Although it is possible to vote on the business procedure of a gUG or gGmbH, such voting is not legally binding.
When conducting your business within a gUG or gGmbH, you are not dependent on member decisions, as is the case when working in an association.
The gGmbH is only liable for damages with the company's capital and does not extend to the shareholders’ private assets.
Non-profit companies like gUG or gGmbH are exempt from corporation tax and trade tax. They are also authorised to issue donation receipts and under certain conditions benefit from reduced VAT.
A gGmbh can use its profits or donations to employ full-time management to become a more professional operation. In comparison, regular associations (Vereine) are run by members on a voluntary basis.
What is a charitable corporate purpose?
Compliance with the following German laws for non-profit organisations (Gemeinnützigkeitsrecht, §52 Abgabenordnung) ensures a gGmbH receives and maintains its non-profit legal status:
The company has to pursue at least one charitable, benevolent or religious corporate purpose.
The company's purpose must be exclusively altruistic and transparent.
Business activities must be designed to fulfil the company's charitable purpose.
The articles of association of the company must state that its assets cannot be distributed if the company is dissolved or the charitable purpose is no longer pursued (the shareholders' share capital is exempt from this rule). Distribution of its assets is only possible if the shareholders themselves are non-profit legal entities.
How can the profits of a gGmbh be used?
While shareholders of a regular GmbH can distribute the company profits annually, this option is not available to owners of a gGmbH. Building up capital reserves is also restricted.

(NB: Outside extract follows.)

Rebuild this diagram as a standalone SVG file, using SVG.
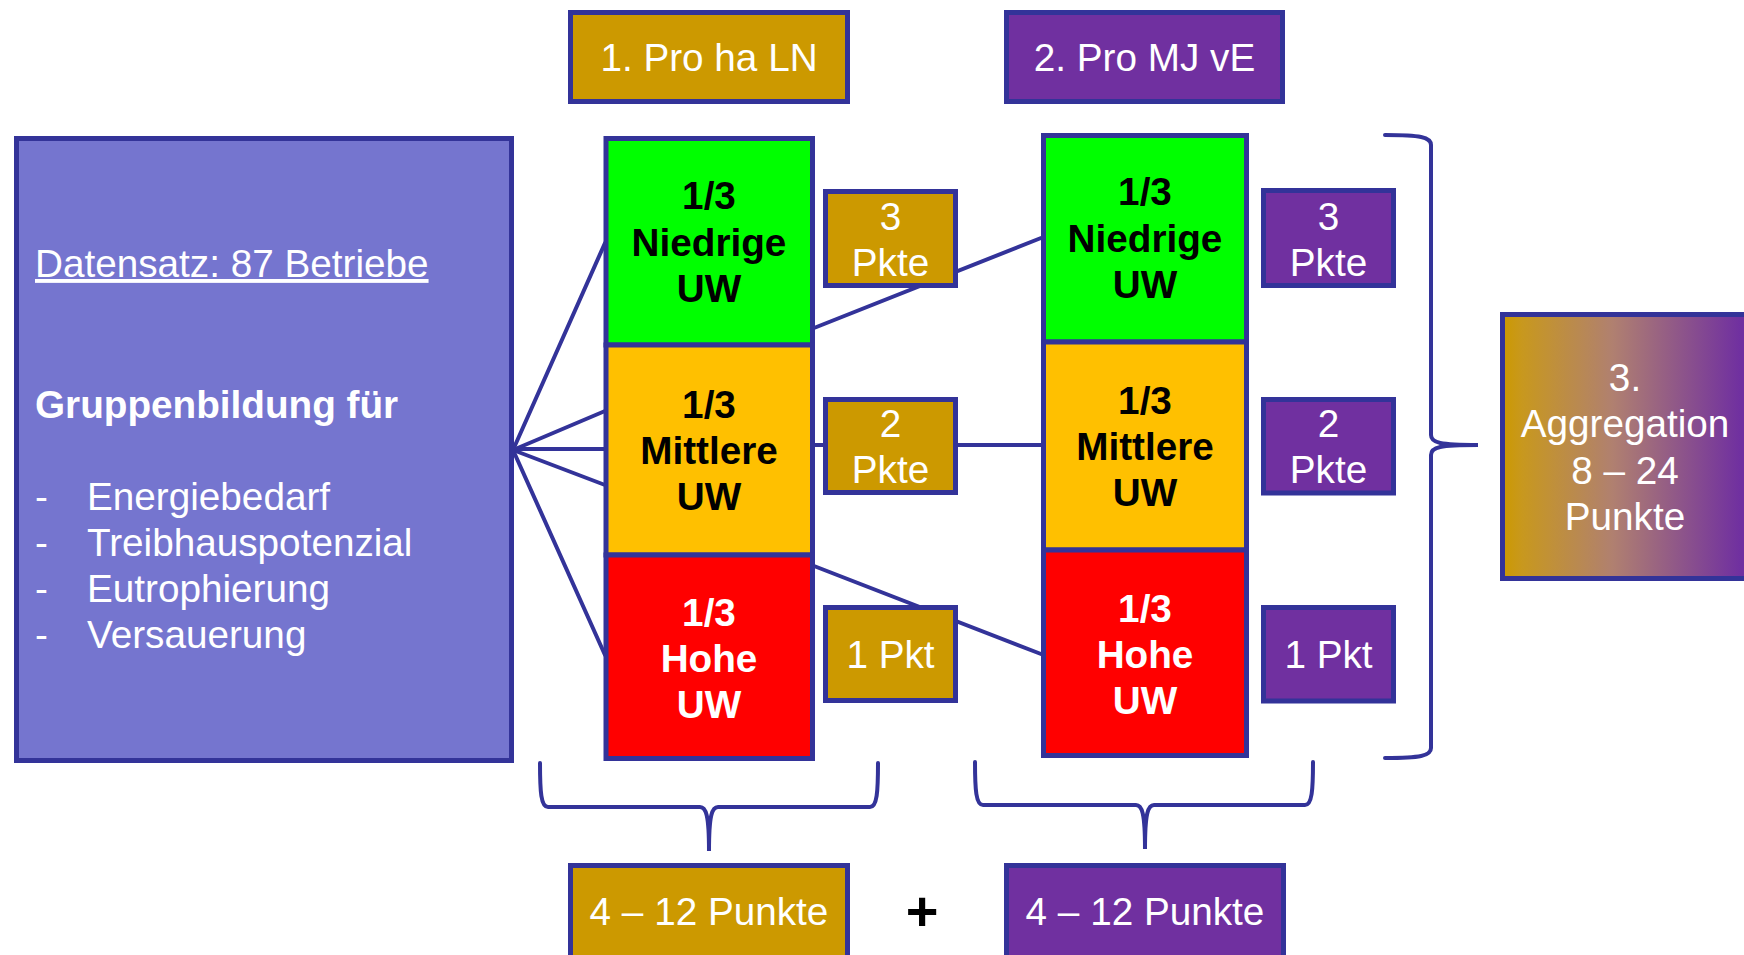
<svg xmlns="http://www.w3.org/2000/svg" width="1744" height="955" viewBox="0 0 1744 955">
<defs>
<linearGradient id="aggGrad" x1="0" y1="0" x2="1" y2="0">
<stop offset="0" stop-color="#CC9900"/>
<stop offset="0.08" stop-color="#C8981E"/>
<stop offset="0.45" stop-color="#B08070"/>
<stop offset="0.97" stop-color="#7030A0"/>
</linearGradient>
</defs>
<style>
text{font-family:"Liberation Sans",Arial,sans-serif;font-size:38.7px}
.box{stroke:#333399;stroke-width:5}
.gold{fill:#CC9900}
.purple{fill:#7030A0}
.w{fill:#FFFFFF}
.k{fill:#000000}
.b{font-weight:bold}
.c{text-anchor:middle}
.conn{stroke:#333399;stroke-width:4;fill:none;stroke-linecap:round}
</style>
<rect width="1744" height="955" fill="#FFFFFF"/>

<g id="connectors">
<line class="conn" x1="513" y1="450" x2="605" y2="243"/>
<line class="conn" x1="513" y1="450" x2="605" y2="411"/>
<line class="conn" x1="513" y1="449" x2="605" y2="449"/>
<line class="conn" x1="513" y1="450" x2="605" y2="485"/>
<line class="conn" x1="513" y1="450" x2="605" y2="655"/>
<line class="conn" x1="814" y1="328" x2="1041" y2="238"/>
<line class="conn" x1="814" y1="445" x2="1041" y2="445"/>
<line class="conn" x1="814" y1="566" x2="1041" y2="654"/>
<path class="conn" d="M540 763 C540 792 541 807 548 807 L700 807 C706 807 709 815 709 851 C709 815 712 807 718 807 L870 807 C877 807 878 792 878 763"/>
<path class="conn" d="M975 762 C975 790 976 805 983 805 L1136 805 C1142 805 1145 813 1145 849 C1145 813 1148 805 1154 805 L1305 805 C1312 805 1313 790 1313 762"/>
<path class="conn" d="M1385 135 C1420 135 1431 137 1431 145 L1431 435 C1431 443 1440 445 1478 445 C1440 445 1431 447 1431 455 L1431 748 C1431 756 1420 758 1385 758"/>
</g>

<g id="datensatz">
<rect class="box" x="16.5" y="138.5" width="495" height="622" fill="#7575CF"/>
<text class="w" x="35" y="277" text-decoration="underline">Datensatz: 87 Betriebe</text>
<text class="w b" x="35" y="417.5">Gruppenbildung für</text>
<text class="w" x="35" y="510">-</text><text class="w" x="87" y="510">Energiebedarf</text>
<text class="w" x="35" y="556">-</text><text class="w" x="87" y="556">Treibhauspotenzial</text>
<text class="w" x="35" y="602">-</text><text class="w" x="87" y="602">Eutrophierung</text>
<text class="w" x="35" y="648">-</text><text class="w" x="87" y="648">Versauerung</text>
</g>

<g id="header1">
<rect class="box gold" x="570.5" y="12.5" width="277" height="89"/>
<text class="w c" x="709" y="71">1. Pro ha LN</text>
</g>
<g id="header2">
<rect class="box purple" x="1006.5" y="12.5" width="276" height="89"/>
<text class="w c" x="1144.5" y="71">2. Pro MJ vE</text>
</g>

<g id="col1-niedrig">
<rect class="box" x="606" y="138.5" width="206.5" height="206.5" fill="#00FF00"/>
<text class="k b c" x="709" y="209.3">1/3</text>
<text class="k b c" x="709" y="255.5">Niedrige</text>
<text class="k b c" x="709" y="301.7">UW</text>
</g>
<g id="col1-mittel">
<rect class="box" x="606" y="345" width="206.5" height="210" fill="#FFC000"/>
<text class="k b c" x="709" y="417.7">1/3</text>
<text class="k b c" x="709" y="464">Mittlere</text>
<text class="k b c" x="709" y="510.3">UW</text>
</g>
<g id="col1-hoch">
<rect class="box" x="606" y="555" width="206.5" height="203.5" fill="#FF0000"/>
<text class="w b c" x="709" y="625.7">1/3</text>
<text class="w b c" x="709" y="672">Hohe</text>
<text class="w b c" x="709" y="718.3">UW</text>
</g>

<g id="col2-niedrig">
<rect class="box" x="1043.5" y="135.5" width="203" height="206.5" fill="#00FF00"/>
<text class="k b c" x="1145" y="205.2">1/3</text>
<text class="k b c" x="1145" y="251.5">Niedrige</text>
<text class="k b c" x="1145" y="297.8">UW</text>
</g>
<g id="col2-mittel">
<rect class="box" x="1043.5" y="342" width="203" height="208" fill="#FFC000"/>
<text class="k b c" x="1145" y="413.7">1/3</text>
<text class="k b c" x="1145" y="460">Mittlere</text>
<text class="k b c" x="1145" y="506.3">UW</text>
</g>
<g id="col2-hoch">
<rect class="box" x="1043.5" y="550" width="203" height="205.5" fill="#FF0000"/>
<text class="w b c" x="1145" y="621.7">1/3</text>
<text class="w b c" x="1145" y="668">Hohe</text>
<text class="w b c" x="1145" y="714.3">UW</text>
</g>

<g id="pkt1-3">
<rect class="box gold" x="825.5" y="191.5" width="130" height="94"/>
<text class="w c" x="890.5" y="229.5">3</text>
<text class="w c" x="890.5" y="275.8">Pkte</text>
</g>
<g id="pkt1-2">
<rect class="box gold" x="825.5" y="399.5" width="130" height="93"/>
<text class="w c" x="890.5" y="437">2</text>
<text class="w c" x="890.5" y="483.3">Pkte</text>
</g>
<g id="pkt1-1">
<rect class="box gold" x="825.5" y="607.5" width="130" height="93"/>
<text class="w c" x="890.5" y="668">1 Pkt</text>
</g>

<g id="pkt2-3">
<rect class="box purple" x="1263.5" y="190.5" width="130" height="95"/>
<text class="w c" x="1328.5" y="229.5">3</text>
<text class="w c" x="1328.5" y="275.8">Pkte</text>
</g>
<g id="pkt2-2">
<rect class="box purple" x="1263.5" y="399.5" width="130" height="93.5"/>
<text class="w c" x="1328.5" y="437">2</text>
<text class="w c" x="1328.5" y="483.3">Pkte</text>
</g>
<g id="pkt2-1">
<rect class="box purple" x="1263.5" y="607.5" width="130" height="93.5"/>
<text class="w c" x="1328.5" y="668">1 Pkt</text>
</g>

<g id="aggregation">
<rect class="box" x="1502.5" y="314.5" width="245" height="264" fill="url(#aggGrad)"/>
<text class="w c" x="1625" y="390.8">3.</text>
<text class="w c" x="1625" y="437">Aggregation</text>
<text class="w c" x="1625" y="483.8">8 – 24</text>
<text class="w c" x="1625" y="530">Punkte</text>
</g>

<g id="sum1">
<rect class="box gold" x="570.5" y="865.5" width="277" height="120"/>
<text class="w c" x="709" y="925">4 – 12 Punkte</text>
</g>
<g id="plus">
<text class="k b c" x="922" y="929.5" style="font-size:56px">+</text>
</g>
<g id="sum2">
<rect class="box purple" x="1006.5" y="865.5" width="277" height="120"/>
<text class="w c" x="1145" y="925">4 – 12 Punkte</text>
</g>
</svg>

What are the tax benefits of the gGmbh?
gGmbHs are exempt from corporation and trade tax companies can issue donation receipts which are tax deductable for donors.
If a gGmbH generates profits or other economic benefits, it is designated as a special purpose enterprise (Zweckbetrieb) and must pay VAT. However, due to its non-profit status, the VAT is at the low rate of 7%.
What is important for the annual accounts of your gGmbH?
The annual accounts of a GmbH and a gGmbH are very different. Depending on the company size, different rules apply to the balance of accounts, publication and disclosure.
Does the disclosure obligation apply to the gGmbH as well?
Whether a gGmbH has to disclose its annual accounts and publish it in the German Federal Gazette (Bundesanzeiger), depends on company size, sales and total assets.
When should you convert an association (Verein) into a gGmbH?
This option is especially beneficial if your association has a large amount of capital.
The gGmbH combines the benefits of a public charity (gemeinnütziger Verein) with those of a limited liability company.